STATED TASK =
Print the data exactly, leaving nothing out.

SOURCE MATERIAL =
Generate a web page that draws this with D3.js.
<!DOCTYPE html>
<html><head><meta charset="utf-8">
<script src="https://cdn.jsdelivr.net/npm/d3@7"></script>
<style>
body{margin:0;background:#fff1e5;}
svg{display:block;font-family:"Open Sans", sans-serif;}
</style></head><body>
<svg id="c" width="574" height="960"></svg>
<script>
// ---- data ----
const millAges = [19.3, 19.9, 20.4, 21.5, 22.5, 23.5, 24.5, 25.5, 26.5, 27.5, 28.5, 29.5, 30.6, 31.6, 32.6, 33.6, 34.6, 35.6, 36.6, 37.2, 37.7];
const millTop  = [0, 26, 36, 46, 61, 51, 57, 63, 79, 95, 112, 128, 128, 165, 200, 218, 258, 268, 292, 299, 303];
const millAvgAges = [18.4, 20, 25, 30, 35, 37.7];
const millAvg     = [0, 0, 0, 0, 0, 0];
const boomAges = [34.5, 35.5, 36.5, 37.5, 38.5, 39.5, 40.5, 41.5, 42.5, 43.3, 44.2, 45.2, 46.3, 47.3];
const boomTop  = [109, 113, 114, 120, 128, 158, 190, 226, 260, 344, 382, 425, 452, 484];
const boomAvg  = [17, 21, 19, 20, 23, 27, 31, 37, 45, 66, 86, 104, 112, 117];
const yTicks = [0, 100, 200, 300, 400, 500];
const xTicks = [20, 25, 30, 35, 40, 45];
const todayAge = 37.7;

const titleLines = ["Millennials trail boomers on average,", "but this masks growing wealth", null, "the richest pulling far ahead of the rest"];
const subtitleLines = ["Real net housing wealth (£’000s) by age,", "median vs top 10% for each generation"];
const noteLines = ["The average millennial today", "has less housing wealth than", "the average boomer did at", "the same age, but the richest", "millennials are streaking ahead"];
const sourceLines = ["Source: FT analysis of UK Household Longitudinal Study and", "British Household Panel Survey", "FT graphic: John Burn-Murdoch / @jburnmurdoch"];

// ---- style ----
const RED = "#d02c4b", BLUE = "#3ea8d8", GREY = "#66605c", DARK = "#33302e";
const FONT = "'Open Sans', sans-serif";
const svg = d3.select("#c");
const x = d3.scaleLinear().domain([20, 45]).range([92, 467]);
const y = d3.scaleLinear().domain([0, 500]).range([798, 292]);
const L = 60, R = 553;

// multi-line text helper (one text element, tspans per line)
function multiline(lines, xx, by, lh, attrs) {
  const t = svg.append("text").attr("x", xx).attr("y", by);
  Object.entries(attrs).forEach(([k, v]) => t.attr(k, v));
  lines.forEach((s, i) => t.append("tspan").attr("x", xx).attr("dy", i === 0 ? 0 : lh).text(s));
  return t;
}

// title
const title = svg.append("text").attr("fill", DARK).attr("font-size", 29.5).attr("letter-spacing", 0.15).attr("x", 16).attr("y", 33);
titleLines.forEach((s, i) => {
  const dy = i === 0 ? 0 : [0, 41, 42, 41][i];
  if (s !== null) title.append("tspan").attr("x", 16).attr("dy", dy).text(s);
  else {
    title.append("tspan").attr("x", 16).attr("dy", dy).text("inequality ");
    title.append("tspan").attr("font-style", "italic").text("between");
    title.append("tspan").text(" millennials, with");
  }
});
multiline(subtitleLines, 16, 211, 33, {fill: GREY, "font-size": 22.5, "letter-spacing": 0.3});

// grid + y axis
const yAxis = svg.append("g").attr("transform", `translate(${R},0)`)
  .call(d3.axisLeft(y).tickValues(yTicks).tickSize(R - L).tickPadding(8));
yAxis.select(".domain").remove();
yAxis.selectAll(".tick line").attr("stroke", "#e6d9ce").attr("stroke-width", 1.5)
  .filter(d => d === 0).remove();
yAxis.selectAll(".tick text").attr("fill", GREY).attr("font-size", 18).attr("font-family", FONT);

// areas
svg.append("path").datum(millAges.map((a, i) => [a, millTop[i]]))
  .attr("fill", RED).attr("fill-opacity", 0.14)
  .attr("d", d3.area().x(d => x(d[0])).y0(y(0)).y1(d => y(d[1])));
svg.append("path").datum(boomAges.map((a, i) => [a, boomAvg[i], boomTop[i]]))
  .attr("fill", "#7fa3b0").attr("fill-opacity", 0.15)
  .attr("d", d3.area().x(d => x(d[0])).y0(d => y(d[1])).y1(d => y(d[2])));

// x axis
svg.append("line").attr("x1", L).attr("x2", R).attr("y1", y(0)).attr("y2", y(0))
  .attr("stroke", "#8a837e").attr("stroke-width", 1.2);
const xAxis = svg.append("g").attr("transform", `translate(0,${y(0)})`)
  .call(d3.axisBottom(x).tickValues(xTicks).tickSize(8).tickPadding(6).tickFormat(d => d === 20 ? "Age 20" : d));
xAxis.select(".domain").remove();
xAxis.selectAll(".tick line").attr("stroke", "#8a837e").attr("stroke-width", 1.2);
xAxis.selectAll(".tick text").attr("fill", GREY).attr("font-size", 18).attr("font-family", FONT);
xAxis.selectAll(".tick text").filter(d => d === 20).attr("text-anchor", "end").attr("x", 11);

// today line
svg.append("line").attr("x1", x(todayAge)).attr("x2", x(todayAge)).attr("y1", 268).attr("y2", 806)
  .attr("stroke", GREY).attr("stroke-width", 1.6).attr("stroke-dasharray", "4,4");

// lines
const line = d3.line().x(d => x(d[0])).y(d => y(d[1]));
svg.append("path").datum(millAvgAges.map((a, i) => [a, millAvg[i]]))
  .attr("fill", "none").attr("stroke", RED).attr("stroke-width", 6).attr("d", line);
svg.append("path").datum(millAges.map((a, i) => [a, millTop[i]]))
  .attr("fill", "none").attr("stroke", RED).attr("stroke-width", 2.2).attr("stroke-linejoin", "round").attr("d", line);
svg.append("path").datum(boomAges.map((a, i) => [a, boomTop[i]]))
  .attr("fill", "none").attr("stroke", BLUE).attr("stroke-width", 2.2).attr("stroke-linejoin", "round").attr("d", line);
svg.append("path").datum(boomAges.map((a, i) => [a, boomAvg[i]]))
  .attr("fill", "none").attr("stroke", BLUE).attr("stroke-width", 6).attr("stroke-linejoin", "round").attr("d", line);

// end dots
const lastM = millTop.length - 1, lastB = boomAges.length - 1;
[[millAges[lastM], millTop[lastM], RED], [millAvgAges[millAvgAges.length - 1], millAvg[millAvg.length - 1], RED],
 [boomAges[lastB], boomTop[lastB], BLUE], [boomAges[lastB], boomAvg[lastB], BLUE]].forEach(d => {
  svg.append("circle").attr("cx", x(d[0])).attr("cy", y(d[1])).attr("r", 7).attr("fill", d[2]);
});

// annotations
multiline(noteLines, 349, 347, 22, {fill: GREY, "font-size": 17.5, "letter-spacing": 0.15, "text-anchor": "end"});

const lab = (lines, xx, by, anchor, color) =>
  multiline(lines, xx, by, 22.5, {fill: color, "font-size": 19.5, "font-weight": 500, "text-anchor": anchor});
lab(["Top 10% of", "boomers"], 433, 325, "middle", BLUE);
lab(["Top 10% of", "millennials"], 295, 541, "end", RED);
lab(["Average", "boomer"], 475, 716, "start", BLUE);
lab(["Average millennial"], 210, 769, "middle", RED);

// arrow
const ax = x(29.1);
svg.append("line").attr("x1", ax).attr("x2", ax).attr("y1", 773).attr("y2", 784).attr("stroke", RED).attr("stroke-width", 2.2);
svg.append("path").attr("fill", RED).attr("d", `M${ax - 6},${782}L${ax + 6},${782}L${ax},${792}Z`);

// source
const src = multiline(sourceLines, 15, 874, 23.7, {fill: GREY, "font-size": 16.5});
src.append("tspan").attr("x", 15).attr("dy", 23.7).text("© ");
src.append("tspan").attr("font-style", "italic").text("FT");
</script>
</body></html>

WRITTEN REPLY =
Generate a web page that draws this with D3.js.
<!DOCTYPE html>
<html><head><meta charset="utf-8">
<script src="https://cdn.jsdelivr.net/npm/d3@7"></script>
<style>
body{margin:0;background:#fff1e5;}
svg{display:block;font-family:"Open Sans", sans-serif;}
</style></head><body>
<svg id="c" width="574" height="960"></svg>
<script>
// ---- data ----
const millAges = [19.3, 19.9, 20.4, 21.5, 22.5, 23.5, 24.5, 25.5, 26.5, 27.5, 28.5, 29.5, 30.6, 31.6, 32.6, 33.6, 34.6, 35.6, 36.6, 37.2, 37.7];
const millTop  = [0, 26, 36, 46, 61, 51, 57, 63, 79, 95, 112, 128, 128, 165, 200, 218, 258, 268, 292, 299, 303];
const millAvgAges = [18.4, 20, 25, 30, 35, 37.7];
const millAvg     = [0, 0, 0, 0, 0, 0];
const boomAges = [34.5, 35.5, 36.5, 37.5, 38.5, 39.5, 40.5, 41.5, 42.5, 43.3, 44.2, 45.2, 46.3, 47.3];
const boomTop  = [109, 113, 114, 120, 128, 158, 190, 226, 260, 344, 382, 425, 452, 484];
const boomAvg  = [17, 21, 19, 20, 23, 27, 31, 37, 45, 66, 86, 104, 112, 117];
const yTicks = [0, 100, 200, 300, 400, 500];
const xTicks = [20, 25, 30, 35, 40, 45];
const todayAge = 37.7;

const titleLines = ["Millennials trail boomers on average,", "but this masks growing wealth", null, "the richest pulling far ahead of the rest"];
const subtitleLines = ["Real net housing wealth (£’000s) by age,", "median vs top 10% for each generation"];
const noteLines = ["The average millennial today", "has less housing wealth than", "the average boomer did at", "the same age, but the richest", "millennials are streaking ahead"];
const sourceLines = ["Source: FT analysis of UK Household Longitudinal Study and", "British Household Panel Survey", "FT graphic: John Burn-Murdoch / @jburnmurdoch"];

// ---- style ----
const RED = "#d02c4b", BLUE = "#3ea8d8", GREY = "#66605c", DARK = "#33302e";
const FONT = "'Open Sans', sans-serif";
const svg = d3.select("#c");
const x = d3.scaleLinear().domain([20, 45]).range([92, 467]);
const y = d3.scaleLinear().domain([0, 500]).range([798, 292]);
const L = 60, R = 553;

// multi-line text helper (one text element, tspans per line)
function multiline(lines, xx, by, lh, attrs) {
  const t = svg.append("text").attr("x", xx).attr("y", by);
  Object.entries(attrs).forEach(([k, v]) => t.attr(k, v));
  lines.forEach((s, i) => t.append("tspan").attr("x", xx).attr("dy", i === 0 ? 0 : lh).text(s));
  return t;
}

// title
const title = svg.append("text").attr("fill", DARK).attr("font-size", 29.5).attr("letter-spacing", 0.15).attr("x", 16).attr("y", 33);
titleLines.forEach((s, i) => {
  const dy = i === 0 ? 0 : [0, 41, 42, 41][i];
  if (s !== null) title.append("tspan").attr("x", 16).attr("dy", dy).text(s);
  else {
    title.append("tspan").attr("x", 16).attr("dy", dy).text("inequality ");
    title.append("tspan").attr("font-style", "italic").text("between");
    title.append("tspan").text(" millennials, with");
  }
});
multiline(subtitleLines, 16, 211, 33, {fill: GREY, "font-size": 22.5, "letter-spacing": 0.3});

// grid + y axis
const yAxis = svg.append("g").attr("transform", `translate(${R},0)`)
  .call(d3.axisLeft(y).tickValues(yTicks).tickSize(R - L).tickPadding(8));
yAxis.select(".domain").remove();
yAxis.selectAll(".tick line").attr("stroke", "#e6d9ce").attr("stroke-width", 1.5)
  .filter(d => d === 0).remove();
yAxis.selectAll(".tick text").attr("fill", GREY).attr("font-size", 18).attr("font-family", FONT);

// areas
svg.append("path").datum(millAges.map((a, i) => [a, millTop[i]]))
  .attr("fill", RED).attr("fill-opacity", 0.14)
  .attr("d", d3.area().x(d => x(d[0])).y0(y(0)).y1(d => y(d[1])));
svg.append("path").datum(boomAges.map((a, i) => [a, boomAvg[i], boomTop[i]]))
  .attr("fill", "#7fa3b0").attr("fill-opacity", 0.15)
  .attr("d", d3.area().x(d => x(d[0])).y0(d => y(d[1])).y1(d => y(d[2])));

// x axis
svg.append("line").attr("x1", L).attr("x2", R).attr("y1", y(0)).attr("y2", y(0))
  .attr("stroke", "#8a837e").attr("stroke-width", 1.2);
const xAxis = svg.append("g").attr("transform", `translate(0,${y(0)})`)
  .call(d3.axisBottom(x).tickValues(xTicks).tickSize(8).tickPadding(6).tickFormat(d => d === 20 ? "Age 20" : d));
xAxis.select(".domain").remove();
xAxis.selectAll(".tick line").attr("stroke", "#8a837e").attr("stroke-width", 1.2);
xAxis.selectAll(".tick text").attr("fill", GREY).attr("font-size", 18).attr("font-family", FONT);
xAxis.selectAll(".tick text").filter(d => d === 20).attr("text-anchor", "end").attr("x", 11);

// today line
svg.append("line").attr("x1", x(todayAge)).attr("x2", x(todayAge)).attr("y1", 268).attr("y2", 806)
  .attr("stroke", GREY).attr("stroke-width", 1.6).attr("stroke-dasharray", "4,4");

// lines
const line = d3.line().x(d => x(d[0])).y(d => y(d[1]));
svg.append("path").datum(millAvgAges.map((a, i) => [a, millAvg[i]]))
  .attr("fill", "none").attr("stroke", RED).attr("stroke-width", 6).attr("d", line);
svg.append("path").datum(millAges.map((a, i) => [a, millTop[i]]))
  .attr("fill", "none").attr("stroke", RED).attr("stroke-width", 2.2).attr("stroke-linejoin", "round").attr("d", line);
svg.append("path").datum(boomAges.map((a, i) => [a, boomTop[i]]))
  .attr("fill", "none").attr("stroke", BLUE).attr("stroke-width", 2.2).attr("stroke-linejoin", "round").attr("d", line);
svg.append("path").datum(boomAges.map((a, i) => [a, boomAvg[i]]))
  .attr("fill", "none").attr("stroke", BLUE).attr("stroke-width", 6).attr("stroke-linejoin", "round").attr("d", line);

// end dots
const lastM = millTop.length - 1, lastB = boomAges.length - 1;
[[millAges[lastM], millTop[lastM], RED], [millAvgAges[millAvgAges.length - 1], millAvg[millAvg.length - 1], RED],
 [boomAges[lastB], boomTop[lastB], BLUE], [boomAges[lastB], boomAvg[lastB], BLUE]].forEach(d => {
  svg.append("circle").attr("cx", x(d[0])).attr("cy", y(d[1])).attr("r", 7).attr("fill", d[2]);
});

// annotations
multiline(noteLines, 349, 347, 22, {fill: GREY, "font-size": 17.5, "letter-spacing": 0.15, "text-anchor": "end"});

const lab = (lines, xx, by, anchor, color) =>
  multiline(lines, xx, by, 22.5, {fill: color, "font-size": 19.5, "font-weight": 500, "text-anchor": anchor});
lab(["Top 10% of", "boomers"], 433, 325, "middle", BLUE);
lab(["Top 10% of", "millennials"], 295, 541, "end", RED);
lab(["Average", "boomer"], 475, 716, "start", BLUE);
lab(["Average millennial"], 210, 769, "middle", RED);

// arrow
const ax = x(29.1);
svg.append("line").attr("x1", ax).attr("x2", ax).attr("y1", 773).attr("y2", 784).attr("stroke", RED).attr("stroke-width", 2.2);
svg.append("path").attr("fill", RED).attr("d", `M${ax - 6},${782}L${ax + 6},${782}L${ax},${792}Z`);

// source
const src = multiline(sourceLines, 15, 874, 23.7, {fill: GREY, "font-size": 16.5});
src.append("tspan").attr("x", 15).attr("dy", 23.7).text("© ");
src.append("tspan").attr("font-style", "italic").text("FT");
</script>
</body></html>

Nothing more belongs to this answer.